B. Termination of Associate’s association with the Market Center will not terminate any of the continuing rights or obligations of either Associate or Licensee under this Agreement, particularly the covenants in Sections 5 and 6.
C. If Associate’s association with the Market Center terminates for any reason, Licensee will release and allow Associate to take all solo listings and buyer agency contracts that Associate was responsible for obtaining. If Associate shares listings or agency contracts with other Associates in the Market Center, the listings or agency contracts will remain with the Market Center, but Associate will receive his or her full share of the related commission when a sale of the property closes.

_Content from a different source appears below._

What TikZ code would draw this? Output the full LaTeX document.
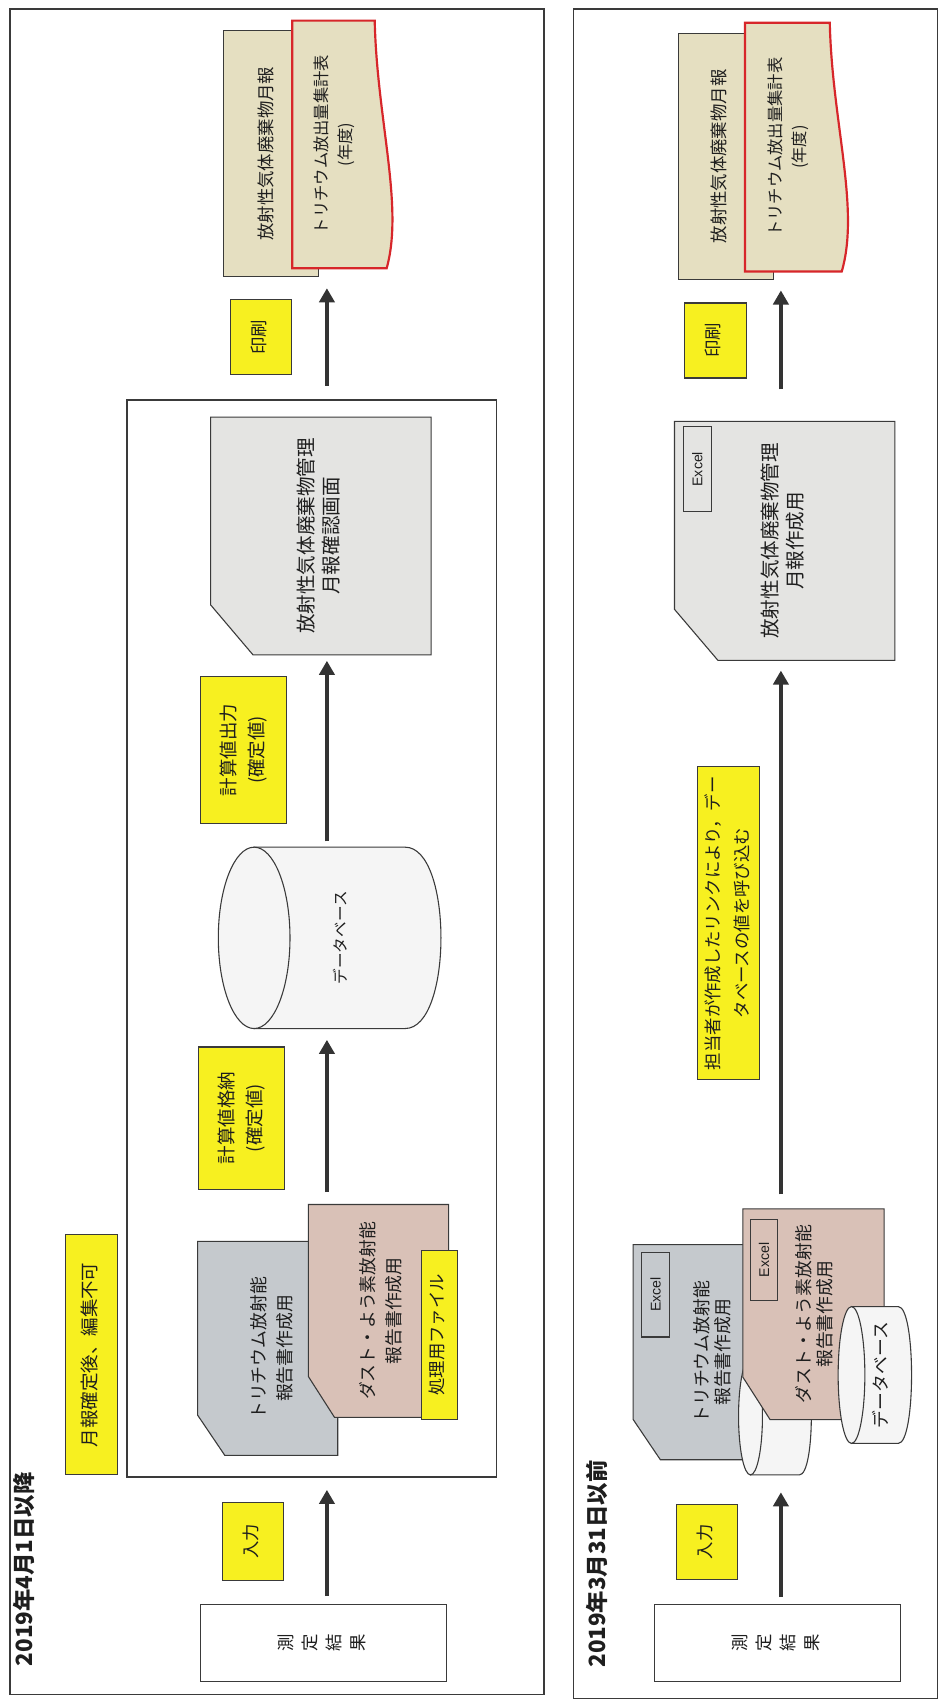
\documentclass[tikz,border=0pt]{standalone}
\usepackage{fontspec}
\setmainfont{Noto Sans CJK JP}
\newfontfamily\excelfont{Liberation Sans}
\usepackage{graphicx}
\usetikzlibrary{arrows.meta,calc}

\definecolor{ylw}{RGB}{247,240,32}
\definecolor{trigray}{RGB}{197,201,205}
\definecolor{dustpink}{RGB}{217,193,183}
\definecolor{mgmtgray}{RGB}{228,228,226}
\definecolor{montan}{RGB}{229,223,193}
\definecolor{repred}{RGB}{215,38,42}
\definecolor{edge}{RGB}{58,58,58}
\definecolor{ink}{RGB}{30,30,30}
\definecolor{dbfill}{RGB}{245,245,245}

% text turned a quarter left, read from bottom to top
\newcommand{\vtext}[1]{\rotatebox{90}{\begin{tabular}{@{}c@{}}#1\end{tabular}}}

\begin{document}
\begin{tikzpicture}[
    x=0.5pt, y=-0.5pt,
    wh/.style 2 args={minimum width=#1*0.5pt, minimum height=#2*0.5pt},
    panel/.style={draw=edge, line width=0.75pt},
    outline/.style={draw=edge, line width=0.5pt},
    box/.style={draw=edge, line width=0.5pt, inner sep=0pt, text=ink},
    note/.style={box, fill=ylw, font=\fontsize{8.5}{13}\selectfont},
    txt/.style={inner sep=0pt, text=ink},
    xl/.style={box, font=\excelfont\fontsize{6.5}{8}\selectfont},
    arr/.style={-{Triangle[length=6.5pt,width=7pt]}, line width=1.8pt, draw=black!80}
]
\fill[white] (0,0) rectangle (869,1568);
\useasboundingbox (0,0) rectangle (869,1568);

% ---- from 2019-04-01
\draw[panel] (9,8) rectangle (501,1560);
\node[txt, font=\fontsize{10.3}{12}\selectfont\bfseries] (titleL) at (22.5,1445) {\rotatebox{90}{2019年4月1日以降}};
\node[note, wh={48}{221}] (fixed1) at (84,1247.5) {\vtext{月報確定後、編集不可}};
\node[box, line width=0.75pt, wh={340}{992}] (inner1) at (287,864) {};

\node[box, fill=white, wh={226}{71}, font=\fontsize{8}{11}\selectfont] (meas1) at (298,1512.5) {\vtext{測\\定\\結\\果}};
\node[note, wh={56}{72}, font=\fontsize{8}{10}\selectfont] (in1) at (233,1419) {\vtext{入力}};

\filldraw[outline, fill=trigray] (182,1143) -- (311,1143) -- (311,1340) -- (207,1340) -- (182,1303) -- cycle;
\node[txt, wh={129}{197}, font=\fontsize{8.2}{12}\selectfont] (tri1) at (246.5,1241.5) {\hspace*{5.5pt}\vtext{トリチウム放射能\\報告書作成用}};
\filldraw[outline, fill=dustpink] (284,1109) -- (413,1109) -- (413,1305) -- (308,1305) -- (284,1267.5) -- cycle;
\node[txt, wh={129}{196}, font=\fontsize{8.2}{12}\selectfont] (dust1) at (348.5,1207) {\hspace*{3.5pt}\vtext{ダスト・よう素放射能\\報告書作成用}};
\node[note, wh={33}{156}, font=\fontsize{8}{10}\selectfont] (proc1) at (404.5,1229) {\vtext{処理用ファイル}};

\node[note, wh={79}{131}] (calc1) at (222.5,1029.5) {\vtext{計算値格納\\(確定値)}};
\filldraw[outline, fill=dbfill] (234,780) -- (373,780) .. controls (417,780) and (417,947) .. (373,947) -- (234,947) -- cycle;
\filldraw[outline, fill=dbfill] (234,863.5) ellipse [x radius=16.5pt, y radius=41.75pt];
\node[txt, wh={205}{167}, font=\fontsize{7.2}{9}\selectfont] (db1) at (303.5,863.5) {\hspace*{11.5pt}\vtext{データベース}};

\node[note, wh={79}{135}] (calc2) at (224.5,690.5) {\vtext{計算値出力\\(確定値)}};
\filldraw[outline, fill=mgmtgray] (194,384) -- (397,384) -- (397,603) -- (233,603) -- (194,557) -- cycle;
\node[txt, wh={203}{219}, font=\fontsize{9}{11.5}\selectfont] (mgmt1) at (295.5,493.5) {\vtext{放射性気体廃棄物管理\\月報確認画面}};

\node[note, wh={56}{69}, font=\fontsize{8}{10}\selectfont] (prt1) at (240,310.5) {\vtext{印刷}};
\node[box, fill=montan, wh={87}{227}, font=\fontsize{8}{10}\selectfont] (mon1) at (249.5,141.5) {\vtext{放射性気体廃棄物月報}\hspace*{2.5pt}};
\filldraw[draw=repred, line width=1pt, fill=montan] (269,19) -- (345,19) .. controls (347,110) and (372,190) .. (356,247) -- (269,247) -- cycle;
\node[txt, wh={87}{228}, font=\fontsize{7.5}{11}\selectfont] (rep1) at (312.5,133) {\vtext{トリチウム放出量集計表\\(年度)}\hspace*{4.5pt}};

\coordinate (axL) at (301,0);
\draw[arr, shorten <=3.5pt, shorten >=5.5pt] (meas1.north -| axL) -- (inner1.south -| axL);
\draw[arr, shorten <=5.5pt, shorten >=5pt] (dust1.north -| axL) -- (db1.south -| axL);
\draw[arr, shorten <=2.5pt, shorten >=2.5pt] (db1.north -| axL) -- (mgmt1.south -| axL);
\draw[arr, shorten <=6pt, shorten >=9pt] (inner1.north -| axL) -- (rep1.south -| axL);

% ---- up to 2019-03-31
\draw[panel] (528,8) rectangle (863,1564);
\node[txt, font=\fontsize{10.3}{12}\selectfont\bfseries] (titleR) at (549.5,1440) {\rotatebox{90}{2019年3月31日以前}};

\node[box, fill=white, wh={226}{71}, font=\fontsize{8}{11}\selectfont] (meas2) at (716,1512.5) {\vtext{測\\定\\結\\果}};
\node[note, wh={56}{69}, font=\fontsize{8}{10}\selectfont] (in2) at (651,1419.5) {\vtext{入力}};

\filldraw[outline, fill=trigray] (583,1146) -- (711,1146) -- (711,1344) -- (608,1344) -- (583,1307) -- cycle;
\node[txt, wh={128}{198}, font=\fontsize{8.2}{9.5}\selectfont] (tri2) at (647,1245) {\hspace*{11pt}\vtext{トリチウム放射能\\報告書作成用}};
\node[xl, wh={25}{78}] (xl1) at (603.5,1192) {\rotatebox{90}{Excel}};

\filldraw[outline, fill=dbfill] (691,1250) -- (736,1250) .. controls (750.7,1250) and (750.7,1358) .. (736,1358) -- (691,1358) -- cycle;
\filldraw[outline, fill=dbfill] (691,1304) ellipse [x radius=5.5pt, y radius=27pt];
\coordinate (dbfoot) at (713.5,1358);

\filldraw[outline, fill=dustpink] (684,1113) -- (814,1113) -- (814,1307) -- (709,1307) -- (684,1268) -- cycle;
\node[txt, wh={130}{194}, font=\fontsize{8.2}{9.5}\selectfont] (dust2) at (749,1210) {\hspace*{3pt}\vtext{ダスト・よう素放射能\\報告書作成用}};
\node[xl, wh={25}{74}] (xl2) at (703.5,1160) {\rotatebox{90}{Excel}};

\filldraw[outline, fill=dbfill] (784,1203) -- (827,1203) .. controls (843.4,1203) and (843.4,1329) .. (827,1329) -- (784,1329) -- cycle;
\filldraw[outline, fill=dbfill] (784,1266) ellipse [x radius=6.15pt, y radius=31.5pt];
\node[txt, wh={68}{126}, font=\fontsize{8.2}{10}\selectfont] (db2) at (805.5,1266) {\hspace*{7.5pt}\vtext{データベース}};

\node[note, wh={57}{288}, font=\fontsize{8}{13.5}\selectfont] (link2) at (670.5,850) {\vtext{担当者が作成したリンクにより，デー\\タベースの値を呼び込む}};
\filldraw[outline, fill=mgmtgray] (621,388) -- (824,388) -- (824,608) -- (661,608) -- (621,561) -- cycle;
\node[txt, wh={203}{220}, font=\fontsize{9}{11.5}\selectfont] (mgmt2) at (722.5,498) {\vtext{放射性気体廃棄物管理\\月報作成用}};
\node[xl, wh={26}{78}] (xl3) at (642,432) {\rotatebox{90}{Excel}};

\node[note, wh={57}{69}, font=\fontsize{8}{10}\selectfont] (prt2) at (658.5,313.5) {\vtext{印刷}};
\node[box, fill=montan, wh={87}{226}, font=\fontsize{8}{10}\selectfont] (mon2) at (668.5,144) {\vtext{放射性気体廃棄物月報}\hspace*{4.5pt}};
\filldraw[draw=repred, line width=1pt, fill=montan] (686,21) -- (764,21) .. controls (766,112) and (792,192) .. (775,250) -- (686,250) -- cycle;
\node[txt, wh={90}{229}, font=\fontsize{7.5}{11}\selectfont] (rep2) at (731,135.5) {\vtext{トリチウム放出量集計表\\(年度)}\hspace*{5pt}};

\coordinate (axR) at (719,0);
\draw[arr, shorten <=3pt, shorten >=8pt] (meas2.north -| axR) -- (dbfoot -| axR);
\draw[arr, shorten <=6.5pt, shorten >=4.5pt] (dust2.north -| axR) -- (mgmt2.south -| axR);
\draw[arr, shorten <=14.5pt, shorten >=8.5pt] (mgmt2.north -| axR) -- (rep2.south -| axR);
\end{tikzpicture}
\end{document}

D. If Associate’s association with the Market Center terminates, Licensee will continue to pay Associate’s commissions on closed transactions in accordance with the commission splitting/capping policies that applied on the date of Associate’s termination.
E. If Associate owes Licensee any Participation Fees or other amounts at the time Associate’s association with the Market Center terminates, or if any amounts become due after termination, Associate authorizes Licensee to deduct the amount due from any commissions or other amounts due Associate until Associate’s account with Licensee has been fully paid.
A. Associate represents to Licensee that:
(1) Associate is duly licensed as a real estate broker or salesperson (a “Real Estate Professional”) in the state in which the Market Center is located and that Associate is currently authorized to act as a Real Estate Professional in that state.
(2) Associate is not now, and has not been within the last five years, a defendant in any lawsuit alleging professional misconduct or violation of any deceptive trade practices/consumer protection law, nor is Associate currently subject to an investigation by a real estate commission or comparable oversight body.
(3) Associate expressly represents and warrants that Associate is free to associate with the Market Center and that Associate is not bound by a promise or commitment to any other real estate company, agency, association, firm, person or corporation that prohibits or prevents Associate from associating with the Keller Williams system.
(4) No representative of Licensee or KWRI has represented that Associate can earn a living selling real estate, whether working part-time or full-time. Associate recognizes that the predominant method of earning income in the Keller Williams system is through the sale of real estate, and that any recruiting-based income an Associate may earn is purely supplemental.
B. Licensee represents to Associate that Licensee or Licensee’s Operating Principal is duly licensed as a real estate broker in the state in which the Market Center is located.
9. Miscellaneous Provisions
A. If any provision of this Agreement is found to be void or unenforceable by any court or arbitration panel, the finding will have no effect on any other provision of this Agreement, and all other provisions will remain in full force and effect.
B. This Agreement, including Schedule 1 and any policies and guidelines that KWRI and/or the Market Center issues (including but not limited to the KWRI Policies and Guidelines Manual), constitutes the entire agreement and understanding between the parties and supersedes any prior agreement or understanding relating to the subject matter of this Agreement. No change, amendment or waiver of any provision of this Agreement will be binding unless in writing and signed by both Associate and Licensee.